L’unité dans l’action
Le programme communiste révolutionnaire et le programme nationaliste ne sont pas conciliables. Il ne pourra jamais y avoir d’entente sur le fond programmatique entre nous et les nationalistes.
Par contre, et particulièrement dans un pays comme le nôtre, dominé, vassalisé, sujet au racisme, au mépris, aux discriminations de toutes sortes, il y a bien des actions ponctuelles et utiles à mener ensemble. Que ce soit contre les violences policières (affaire Klodo), contre l’extrême-droite, contre la répression anti syndicale et politique qui frappe les militants nationalistes et d’extrême-gauche, contre tel ou tel méfait du colonialisme, contre la politique d’oppression générale de l’impérialisme français, bref, les causes sont nombreuses. Nous avons toujours pratiqué l’unité d’action avec tous ceux qui veulent agir dans ce cadre-là et dans le respect de la diversité d’opinion et l’indépendance de chaque composante de cette unité d’action. Nous serons toujours prêts à agir avec l’ANG, de manière ponctuelle et si la cause en vaut la peine.

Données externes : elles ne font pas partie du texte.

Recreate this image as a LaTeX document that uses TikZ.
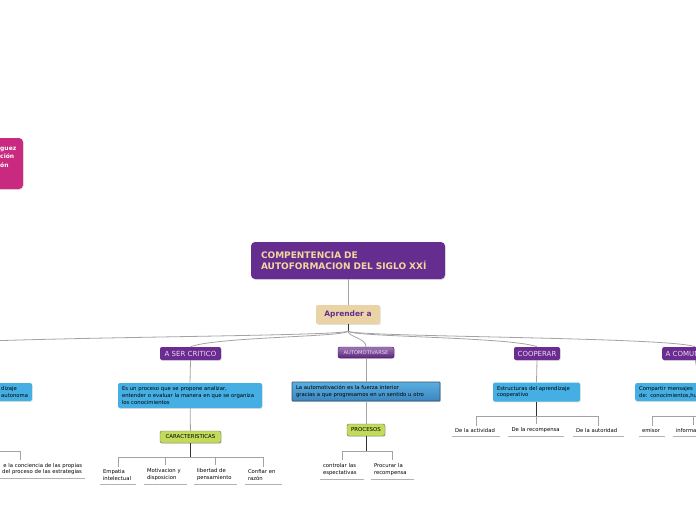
\documentclass[tikz,border=0pt]{standalone}
\usepackage{fontspec}
\setmainfont{DejaVu Sans}
\usepackage{xcolor}
\usetikzlibrary{calc, shadows}

\definecolor{topicPurple}{HTML}{662D91}
\definecolor{titleText}{HTML}{F2D79B}
\definecolor{aprFill}{HTML}{EAD3A5}
\definecolor{subPurple}{HTML}{6B2C91}
\definecolor{subText}{HTML}{E6DAF2}
\definecolor{defBlue}{HTML}{45AEE3}
\definecolor{motivTop}{HTML}{5AAEE0}
\definecolor{motivBot}{HTML}{3C86C0}
\definecolor{motivEdge}{HTML}{3A4E66}
\definecolor{grpGreen}{HTML}{C3DB5B}
\definecolor{pinkFill}{HTML}{C92A7F}
\definecolor{linkGray}{HTML}{A3A3A3}

\newcommand{\fsz}[2]{\fontsize{#1}{#2}\selectfont}

\begin{document}
\begin{tikzpicture}[x=1pt, y=-1pt,
  every node/.style={font=\fsz{5.3}{7}},
  mmbox/.style={rounded corners=2pt, inner sep=0pt, drop shadow={shadow xshift=0.7pt, shadow yshift=-0.9pt, opacity=0.25}},
  topic/.style={mmbox, fill=subPurple, text=subText, font=\fsz{7}{8}, minimum height=13pt, inner xsep=3.5pt},
  defn/.style={mmbox, fill=defBlue, text=black, font=\fsz{5.3}{6.6}, align=left, inner xsep=4pt},
  grp/.style={mmbox, fill=grpGreen, draw=black!60, line width=0.4pt, font=\fsz{5.4}{6}, minimum height=12pt, inner xsep=4pt},
  leaf/.style={font=\fsz{5.3}{7}, align=left, inner xsep=3pt, inner ysep=3pt, anchor=south},
  link/.style={draw=linkGray, line width=0.8pt},
  dropline/.style={draw=black!80, line width=0.8pt},
  uline/.style={draw=black!30, line width=0.9pt}]
  \useasboundingbox (0,0) rectangle (696,520);
  \clip (0,0) rectangle (696,520);

  % side topic, cut by the left edge
  \node[mmbox, fill=pinkFill, rounded corners=4pt, minimum width=83pt, minimum height=51pt] (pink) at (-18.5,163.5) {};
  \node[anchor=north west, inner sep=0pt, text=white, font=\fsz{6}{8.5}\bfseries, align=left] (pinkTxt) at (0,146.5) {guez\\ción\\ón};

  % central topic
  \node[mmbox, fill=topicPurple, text=titleText, font=\fsz{9}{11}\bfseries, align=left, text width=174pt, minimum height=37pt, inner xsep=10pt, rounded corners=4pt] (title) at (348,260.5) {COMPENTENCIA DE\\AUTOFORMACION DEL SIGLO XXÍ};
  \node[mmbox, fill=aprFill, text=topicPurple, font=\fsz{7.5}{9}\bfseries, minimum width=64pt, minimum height=19pt] (apr) at (348,314.5) {Aprender a};
  \draw[link] (title) -- (apr);
  \coordinate (hub) at (348,331);
  \draw[dropline] (apr.south) -- (hub);

  % main branches
  \node[topic, minimum width=60pt] (autoHdr) at (-90,353.5) {};
  \node[topic, minimum width=61pt] (critico) at (190.5,353.5) {A SER CRITICO};
  \node[topic, minimum width=56pt, minimum height=11pt, font=\fsz{5.2}{6}, top color=subPurple!65!white, bottom color=subPurple!85!black, draw=subPurple!60!black, line width=0.4pt] (motiv) at (366,352.5) {AUTOMOTIVARSE};
  \node[topic, minimum width=46pt] (coop) at (537,353.5) {COOPERAR};
  \node[topic, anchor=west] (comun) at (662,353.5) {A COMUNICARSE};
  \foreach \t/\cx/\cy in {autoHdr/25/-10, critico/25/-10, motiv/0/-9, coop/-25/-10, comun/-25/-10}
    \draw[link] (hub) .. controls +(0,6) and +(\cx,\cy) .. (\t.north);

  % definitions
  \node[defn, minimum width=124pt, minimum height=18pt] (autoDef) at (-30,392) {};
  \node[anchor=west, inner sep=0pt, align=left, font=\fsz{5.3}{6.6}] (autoDefTxt) at (1,392) {dizaje\\autonoma};
  \node[defn, text width=136pt, minimum height=25pt] (criticoDef) at (190,395.5) {Es un proceso que se propone analizar,\\entender o evaluar la manera en que se organiza\\los conocimientos};
  \node[defn, text width=140pt, minimum height=19pt, rounded corners=0.5pt, top color=motivTop, bottom color=motivBot, draw=motivEdge, line width=0.6pt] (motivDef) at (366,391.5) {La automotivación es la fuerza interior\\gracias a que progresamos en un sentido u otro};
  \node[defn, text width=79pt, minimum height=19pt] (coopDef) at (536.5,392) {Estructuras del aprendizaje\\cooperativo};
  \node[defn, anchor=west, text width=120pt, minimum height=18pt] (comunDef) at (635,392) {Compartir mensajes\\de: conocimientos,hu};
  \foreach \a/\b in {autoHdr/autoDef, critico/criticoDef, motiv/motivDef, coop/coopDef, comun/comunDef}
    \draw[link] (\a.south) -- (\b.north);

  % groups
  \node[grp, minimum width=61pt] (caract) at (190.5,437) {CARACTERISTICAS};
  \node[grp, minimum width=38pt] (proc) at (366,430) {PROCESOS};
  \draw[link] (criticoDef) -- (caract);
  \draw[link] (motivDef) -- (proc);

  % leaves
  \node[leaf, text width=124pt, align=right, font=\fsz{5.3}{6.5}] (lConc) at (20,478) {e la conciencia de las propias\\del proceso de las estrategias};
  \node[leaf, text width=30pt] (lEmp) at (118,484) {Empatia\\intelectual};
  \node[leaf, text width=37pt] (lMot) at (165.5,484) {Motivacion y\\disposicion};
  \node[leaf, text width=37pt] (lLib) at (215.5,484) {libertad de\\pensamiento};
  \node[leaf, text width=31pt] (lConf) at (263.5,484) {Confiar en\\razón};
  \node[leaf, text width=38pt] (lCtrl) at (342,479) {controlar las\\espectativas};
  \node[leaf, text width=37pt] (lRec) at (392.5,479) {Procurar la\\recompensa};
  \node[leaf, text width=42pt] (lAct) at (476,436) {De la actividad};
  \node[leaf, text width=49pt] (lRcp) at (536,436) {De la recompensa};
  \node[leaf, text width=45pt] (lAut) at (598.5,436) {De la autoridad};
  \node[leaf, text width=20pt] (lEmi) at (652,436) {emisor};
  \node[leaf, text width=34pt] (lInf) at (693,436) {información};
  \foreach \l in {lConc, lEmp, lMot, lLib, lConf, lCtrl, lRec, lAct, lRcp, lAut, lEmi, lInf}
    \draw[uline] (\l.south west) -- (\l.south east);

  % brackets
  \foreach \p/\kids/\yb in {autoDef/{lConc}/451, caract/{lEmp,lMot,lLib,lConf}/457, proc/{lCtrl,lRec}/451, coopDef/{lAct,lRcp,lAut}/416, comunDef/{lEmi,lInf}/416} {
    \draw[dropline] (\p.south) -- (\p.south |- 0,\yb);
    \foreach \k in \kids
      \draw[link] (\p.south |- 0,\yb) -| (\k.north);
  }
\end{tikzpicture}
\end{document}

Nous avons toujours agi de la sorte avec le Parti communiste guadeloupéen, le CIPN (Comité international des peuples noirs), le FKNG, (Fòs pou konstwi nasyon gwadloup) l’UPLG, (Union populaire pour la libération de la Guadeloupe) le LKP (Lyannaj kont pwofitasyon) ou le CIPPA (Comité d’initiative pour un projet politique alternatif).